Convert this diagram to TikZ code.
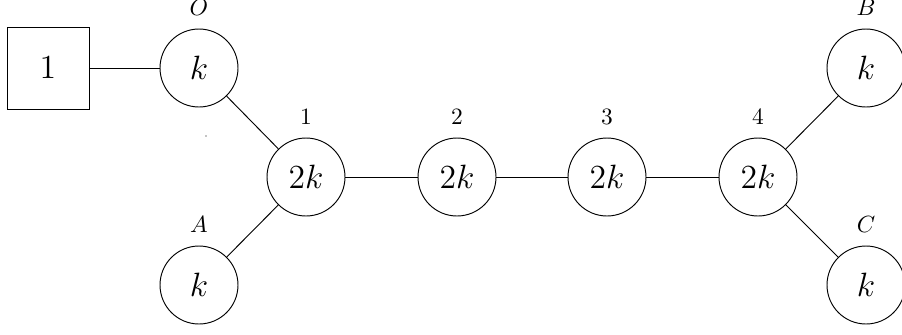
\documentclass[tikz,border=0pt]{standalone}
\begin{document}
\begin{tikzpicture}[x=0.427pt,y=-0.427pt,
  gnode/.style={circle,draw,minimum size=33.3pt,inner sep=0pt,font=\Large},
  fnode/.style={rectangle,draw,minimum size=35pt,inner sep=0pt,font=\Large},
  every label/.style={label distance=2pt,font=\normalsize}]
\useasboundingbox (0,0) rectangle (902,334);
\node[fnode] (F) at (48,68) {$1$};
\node[gnode,label={above:$O$}] (O) at (199,68) {$k$};
\node[gnode,label={above:$1$}] (n1) at (306,177) {$2k$};
\node[gnode,label={above:$2$}] (n2) at (457,177) {$2k$};
\node[gnode,label={above:$3$}] (n3) at (607,177) {$2k$};
\node[gnode,label={above:$4$}] (n4) at (758,177) {$2k$};
\node[gnode,label={above:$A$}] (A) at (199,285) {$k$};
\node[gnode,label={above:$B$}] (B) at (866,68) {$k$};
\node[gnode,label={above:$C$}] (C) at (866,285) {$k$};
\fill (206,136) circle (0.6);
\draw (F) -- (O);
\draw (O) -- (n1);
\draw (A) -- (n1);
\draw (n1) -- (n2);
\draw (n2) -- (n3);
\draw (n3) -- (n4);
\draw (n4) -- (B);
\draw (n4) -- (C);
\end{tikzpicture}
\end{document}
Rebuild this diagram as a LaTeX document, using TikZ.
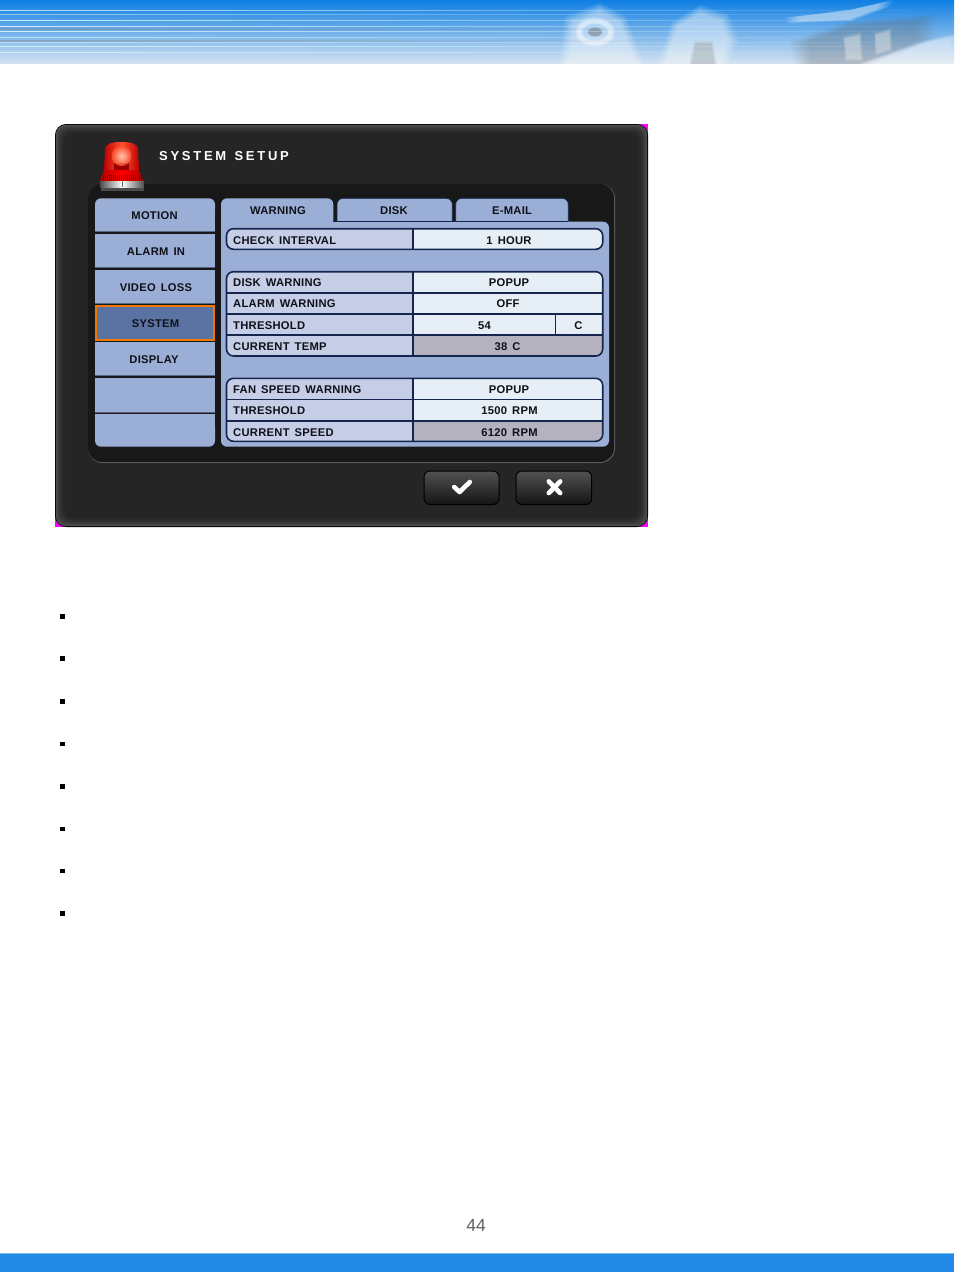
\documentclass[tikz,border=0pt]{standalone}
\usepackage{fontspec}
\setmainfont{Liberation Sans}
\newfontfamily\osdfont[LetterSpace=2.5,WordSpace=1.5]{Liberation Sans Bold}
\newfontfamily\osdtitle[LetterSpace=21,WordSpace=1.3]{Liberation Sans Bold}
\usetikzlibrary{fadings}
\tikzfading[name=midband,left color=transparent!100,middle color=transparent!0,right color=transparent!100]
\definecolor{bandtop}{HTML}{0F7FE3}
\definecolor{bandmid}{HTML}{5C9FE2}
\definecolor{bandlow}{HTML}{D3E2F1}
\definecolor{bandline}{HTML}{D8F4FA}
\definecolor{bandsteel}{HTML}{7FA3C8}
\definecolor{barblue}{HTML}{2389E6}
\definecolor{framepink}{HTML}{FF00FF}
\definecolor{frameface}{HTML}{252525}
\definecolor{frameedge}{HTML}{505050}
\definecolor{wellface}{HTML}{181818}
\definecolor{menublue}{HTML}{9BAFD6}
\definecolor{menuslate}{HTML}{586480}
\definecolor{menusel}{HTML}{5A73A3}
\definecolor{menuorange}{HTML}{F07800}
\definecolor{rowline}{HTML}{14264D}
\definecolor{labelfill}{HTML}{C5CEE6}
\definecolor{valuefill}{HTML}{E6EEF6}
\definecolor{greyfill}{HTML}{B5B2C0}
\definecolor{osdtext}{HTML}{101018}
\definecolor{domered}{HTML}{FF5230}
\tikzset{
  osd/.style={inner sep=0,text height=8.3,text depth=0,text=osdtext,font=\fontsize{11.2}{13}\osdfont},
  rowlabel/.style={osd,anchor=west},
  rowedge/.style={draw=rowline,line width=1.6},
  okbutton/.style={draw=black,line width=1,rounded corners=6,top color=black!68,bottom color=black!92},
  okmark/.style={draw=white,line cap=round,line join=round},
  photo/.style={fill=#1,opacity=0.08},
  photodark/.style={fill=black!60,opacity=0.045},
  bullet/.style={fill=black}
}
\begin{document}
\begin{tikzpicture}[x=1pt,y=-1pt]
\useasboundingbox (0,0) rectangle (954,1272);
\fill[white] (0,0) rectangle (954,1272);
% header band
\shade[top color=bandtop,middle color=bandmid,bottom color=bandlow] (0,0) rectangle (954,63);
\fill[bandsteel,opacity=0.7,path fading=midband] (530,0) rectangle (954,63);
% photo in the header
\begin{scope}
\clip (0,0) rectangle (954,63);
\foreach \s in {1.18,1.13,1.08,1.04,1,0.96,0.92,0.88}{
  \fill[photo=white,scale around={\s:(600,38)}] (565,66) -- (570,20) -- (600,8) -- (622,20) -- (640,66) -- cycle;
  \fill[photo=white,scale around={\s:(698,38)}] (662,66) -- (675,25) -- (700,10) -- (724,18) -- (732,40) -- (722,66) -- cycle;
  \fill[photo=white,scale around={\s:(840,14)}] (793,17) -- (850,10) -- (885,2) -- (882,8) -- (850,20) -- (795,22) -- cycle;
  \fill[photodark,scale around={\s:(860,42)}] (805,66) -- (800,42) -- (850,24) -- (925,18) -- (925,40) -- (860,66) -- cycle;
  \fill[photo=white,scale around={\s:(915,55)}] (855,66) -- (925,42) -- (954,36) -- (960,66) -- cycle;
  \fill[photodark,scale around={\s:(703,52)}] (690,66) -- (695,42) -- (712,42) -- (716,66) -- cycle;
  \fill[photo=white,scale around={\s:(852,50)}] (844,38) -- (860,34) -- (862,60) -- (846,60) -- cycle;
  \fill[photo=white,scale around={\s:(882,44)}] (875,34) -- (890,30) -- (891,50) -- (876,54) -- cycle;
}
\end{scope}
\draw[white,opacity=0.45,line width=5] (595,32) ellipse (16 and 11);
\draw[white,opacity=0.15,line width=9] (595,32) ellipse (16 and 11);
\fill[black!60,opacity=0.45] (595,32) ellipse (7 and 4.5);
% streaks across the band
\foreach \ya/\yb/\op in {9.6/10.8/0.8,14/15/0.55,20.2/21.4/0.9,26.2/27.4/0.9,31.2/32.4/0.9,36.8/37.8/0.7,42.2/43.2/0.6,45.6/46.8/0.9,51.6/52.8/0.85}{
  \fill[bandline,opacity=\op,path fading=east] (0,\ya) rectangle (954,\yb);
}
\foreach \ya/\yb in {28/30.2,40.2/42}{
  \fill[black!50,opacity=0.4,path fading=east] (0,\ya) rectangle (700,\yb);
}
% frame of the setup screen
\fill[framepink] (636,124) rectangle (648,136);
\fill[framepink] (55,515) rectangle (67,527);
\fill[framepink] (636,515) rectangle (648,527);
\fill[black,rounded corners=11] (55,124) rectangle (648,527);
\foreach \d/\mixv in {1/100,2/85,3/70,4/58,5/46,6/36,7/28,8/20,9/14,10/8,11/4,12/0}{
  \fill[frameedge!\mixv!frameface,rounded corners=10] (55+\d*0.8,124+\d*0.8) rectangle (648-\d*0.8,527-\d*0.8);
}
% dark well
\fill[black!62,rounded corners=15] (88,184) rectangle (615,463);
\fill[wellface,rounded corners=14] (88,184) rectangle (614,462);
% left menu
\fill[menublue,rounded corners=6] (95,198.3) rectangle (215,215);
\fill[menublue] (95,208) rectangle (215,231);
\fill[menublue] (95,234) rectangle (215,267);
\fill[menublue] (95,270) rectangle (215,303);
\fill[menusel,draw=menuorange,line width=2] (96,306) rectangle (214,339.5);
\fill[menublue] (95,342) rectangle (215,375);
\fill[menublue] (95,378) rectangle (215,412.5);
\fill[menublue] (95,414) rectangle (215,430);
\fill[menublue,rounded corners=6] (95,420) rectangle (215,446.7);
\foreach \ya in {230.6,266.6,302.6,374.6,412}{
  \fill[menuslate] (95,\ya) rectangle (215,\ya+0.8);
}
\node[osd] (motion) at (154.5,215) {MOTION};
\node[osd] (alarmin) at (156,251) {ALARM IN};
\node[osd] (videoloss) at (156,287) {VIDEO LOSS};
\node[osd] (system) at (155.5,323.5) {SYSTEM};
\node[osd] (display) at (154,359.5) {DISPLAY};
% tabs
\foreach \xa/\xb in {337/452.3,455.7/568.3}{
  \fill[menublue,draw=rowline,line width=0.7,rounded corners=6] (\xa,224) -- (\xa,198.3) -- (\xb,198.3) -- (\xb,224);
}
\fill[menublue,rounded corners=6] (221,224) -- (221,198.3) -- (333.3,198.3) -- (333.3,224);
\fill[menublue,rounded corners=6] (221,221.7) rectangle (609,446.7);
\fill[menublue] (221,215) rectangle (333.3,232);
\fill[rowline] (333.3,221) rectangle (568.3,221.9);
\fill[menublue] (221,218) rectangle (333.3,224);
\node[osd] (warning) at (278,210.5) {WARNING};
\node[osd] (disk) at (394,210.5) {DISK};
\node[osd] (email) at (512,210.5) {E-MAIL};
% setting rows
\begin{scope}
\clip[rounded corners=7] (226.5,228.7) rectangle (602.7,249.3);
\fill[labelfill] (226,228) rectangle (413,250);
\fill[valuefill] (413,228) rectangle (603,250);
\end{scope}
\begin{scope}
\clip[rounded corners=7] (226.5,271.7) rectangle (602.7,356);
\fill[labelfill] (226,271) rectangle (413,357);
\fill[valuefill] (413,271) rectangle (603,335);
\fill[greyfill] (413,335) rectangle (603,357);
\end{scope}
\begin{scope}
\clip[rounded corners=7] (226.5,378.3) rectangle (602.7,441.3);
\fill[labelfill] (226,378) rectangle (413,442);
\fill[valuefill] (413,378) rectangle (603,420.7);
\fill[greyfill] (413,420.7) rectangle (603,442);
\end{scope}
\draw[rowedge,rounded corners=7] (226.5,228.7) rectangle (602.7,249.3);
\draw[rowedge,rounded corners=7] (226.5,271.7) rectangle (602.7,356);
\draw[rowedge,rounded corners=7] (226.5,378.3) rectangle (602.7,441.3);
\foreach \ya/\yb in {228.7/249.3,271.7/356,378.3/441.3}{
  \draw[rowedge] (413,\ya) -- (413,\yb);
}
\foreach \ya in {292.7,314,335,399.3,420.7}{
  \draw[rowedge] (226.5,\ya) -- (602.7,\ya);
}
\draw[rowedge] (555.3,314) -- (555.3,335);
\node[rowlabel] (interval) at (233,240) {CHECK INTERVAL};
\node[osd] (intervalval) at (509,240) {1 HOUR};
\node[rowlabel] (diskwarn) at (233,282) {DISK WARNING};
\node[osd] (diskwarnval) at (509,282) {POPUP};
\node[rowlabel] (alarmwarn) at (233,303.5) {ALARM WARNING};
\node[osd] (alarmwarnval) at (508,303.5) {OFF};
\node[rowlabel] (thresh) at (233,325) {THRESHOLD};
\node[osd] (threshval) at (484.5,325) {54};
\node[osd] (threshunit) at (578.5,325) {C};
\node[rowlabel] (temp) at (233,346) {CURRENT TEMP};
\node[osd] (tempval) at (507.5,346) {38 C};
\node[rowlabel] (fanwarn) at (233,389) {FAN SPEED WARNING};
\node[osd] (fanwarnval) at (509,389) {POPUP};
\node[rowlabel] (fanthresh) at (233,410.5) {THRESHOLD};
\node[osd] (fanthreshval) at (509.5,410.5) {1500 RPM};
\node[rowlabel] (fanspeed) at (233,432) {CURRENT SPEED};
\node[osd] (fanspeedval) at (509.5,432) {6120 RPM};
% buttons
\draw[okbutton] (424,471) rectangle (499,504.5);
\draw[okbutton] (516,471) rectangle (591.7,504.5);
\draw[okmark,line width=4.6] (454.2,487) -- (459.6,492) -- (469.8,482);
\draw[okmark,line width=4.6] (548.8,481.4) -- (560.2,493);
\draw[okmark,line width=4.6] (560.2,481.4) -- (548.8,493);
% beacon and title
\fill[black!70] (101,187) rectangle (144,190.7);
\shade[left color=red!75!black,right color=red!75!black,middle color=domered] (104,170) -- (105,150) .. controls (105,143) and (113,142) .. (121.5,142) .. controls (130,142) and (138,143) .. (138,150) -- (139,170) -- cycle;
\fill[red!60!black] (114,163) rectangle (129,171);
\shade[inner color=white!85!orange,outer color=domered,opacity=0.75] (121.5,156) circle (10);
\shade[left color=red!70!black,right color=red!70!black,middle color=red] (104,170) -- (139,170) -- (143,181) -- (100,181) -- cycle;
\foreach \xr in {103,105,...,141}{
  \draw[red!50!black,line width=0.6] (\xr,175) -- (\xr,181);
}
\shade[left color=black!70,right color=black!70,middle color=white] (100,181) rectangle (144,187);
\draw[black!60,line width=0.8] (122,181) -- (122,187);
\node[anchor=west,inner sep=0,text height=9.3,text depth=0,text=white,font=\fontsize{13}{15}\osdtitle] (title) at (159,155.5) {SYSTEM SETUP};
% bullets of the page
\foreach \yb in {616.5,658.5,701.5,744,786.5,829,871,913.5}{
  \fill[bullet] (60,\yb-2.3) rectangle (64.6,\yb+2.3);
}
% foot of the page
\node[inner sep=0,text=black!62,font=\fontsize{17.5}{20}\selectfont] (pagenum) at (476,1225) {44};
\fill[barblue] (0,1254) rectangle (954,1272);
\fill[barblue!60!white] (0,1253.4) rectangle (954,1254.2);
\end{tikzpicture}
\end{document}
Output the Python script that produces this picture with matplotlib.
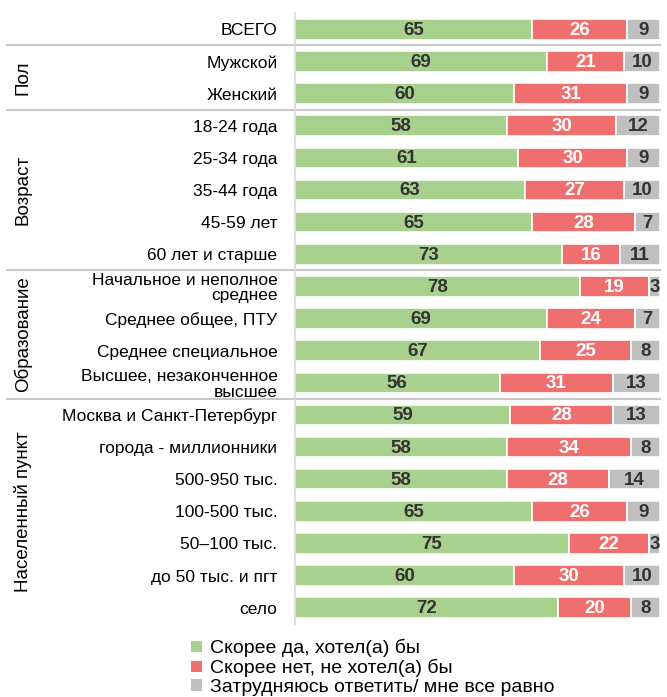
import matplotlib.pyplot as plt
import matplotlib.transforms as mtransforms
from matplotlib.patches import Patch

plt.rcParams['font.family'] = ['Liberation Sans', 'DejaVu Sans']

categories = ['ВСЕГО', 'Мужской', 'Женский', '18-24 года', '25-34 года', '35-44 года',
              '45-59 лет', '60 лет и старше', 'Начальное и неполное\nсреднее',
              'Среднее общее, ПТУ', 'Среднее специальное', 'Высшее, незаконченное\nвысшее',
              'Москва и Санкт-Петербург', 'города - миллионники', '500-950 тыс.',
              '100-500 тыс.', '50–100 тыс.', 'до 50 тыс. и пгт', 'село']
yes = [65, 69, 60, 58, 61, 63, 65, 73, 78, 69, 67, 56, 59, 58, 58, 65, 75, 60, 72]
no = [26, 21, 31, 30, 30, 27, 28, 16, 19, 24, 25, 31, 28, 34, 28, 26, 22, 30, 20]
dk = [9, 10, 9, 12, 9, 10, 7, 11, 3, 7, 8, 13, 13, 8, 14, 9, 3, 10, 8]
series_names = ['Скорее да, хотел(а) бы', 'Скорее нет, не хотел(а) бы',
                'Затрудняюсь ответить/ мне все равно']
groups = [('Пол', 1, 2), ('Возраст', 3, 7), ('Образование', 8, 11), ('Населенный пункт', 12, 18)]
separators = [0.5, 2.5, 7.5, 11.5]

colors = ['#A9D18E', '#EF6E6E', '#BFBFBF']
text_colors = ['#333333', 'white', '#333333']

fig = plt.figure(figsize=(6.67, 6.97), dpi=100)
ax = fig.add_axes([0.442, 0.105, 0.548, 0.876])

y = list(range(len(categories)))
left = [0] * len(categories)
for vals, c, tc in zip([yes, no, dk], colors, text_colors):
    bars = ax.barh(y, vals, left=left, height=0.64, color=c, edgecolor='white', linewidth=1.2)
    for b, v in zip(bars, vals):
        ax.text(b.get_x() + b.get_width() / 2, b.get_y() + b.get_height() / 2 + 0.03, str(v),
                ha='center', va='center', fontsize=13.5, fontweight='bold', color=tc)
    left = [l + v for l, v in zip(left, vals)]

ax.set_xlim(0, 100)
ax.set_ylim(18.5, -0.5)
ax.set_yticks(y)
ax.set_yticklabels(categories, fontsize=12.5, linespacing=1.05, ha='right')
ax.tick_params(axis='y', length=0, pad=12.5)
ax.set_xticks([])
for s in ['top', 'right', 'bottom']:
    ax.spines[s].set_visible(False)
ax.spines['left'].set_color('#D9D9D9')
ax.spines['left'].set_linewidth(1.2)

trans = mtransforms.blended_transform_factory(ax.transAxes, ax.transData)
for s in separators:
    ax.plot([-0.787, 1.0], [s, s], transform=trans, color='#C8C8C8', lw=1.5, clip_on=False)

for name, a, b in groups:
    ax.text(-0.745, (a + b) / 2, name, transform=trans, rotation=90, ha='center', va='center',
            fontsize=13.5)

handles = [Patch(facecolor=c, edgecolor='none') for c in colors]
fig.legend(handles, series_names, loc='upper left', bbox_to_anchor=(0.272, 0.097),
           frameon=False, fontsize=14, handlelength=0.55, handleheight=0.55,
           handletextpad=0.4, labelspacing=0.08, borderpad=0)

fig.savefig('out.png', dpi=100)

===============

Aim of the task:
Without the pictures, give again only the lines beginning at the line that contains "Output the Python" and stopping after the line that contains "plt.rcParams['font.family'] = ['Liberation", exactly as written.

Solved problem:
Output the Python script that produces this picture with matplotlib.
import matplotlib.pyplot as plt
import matplotlib.transforms as mtransforms
from matplotlib.patches import Patch

plt.rcParams['font.family'] = ['Liberation Sans', 'DejaVu Sans']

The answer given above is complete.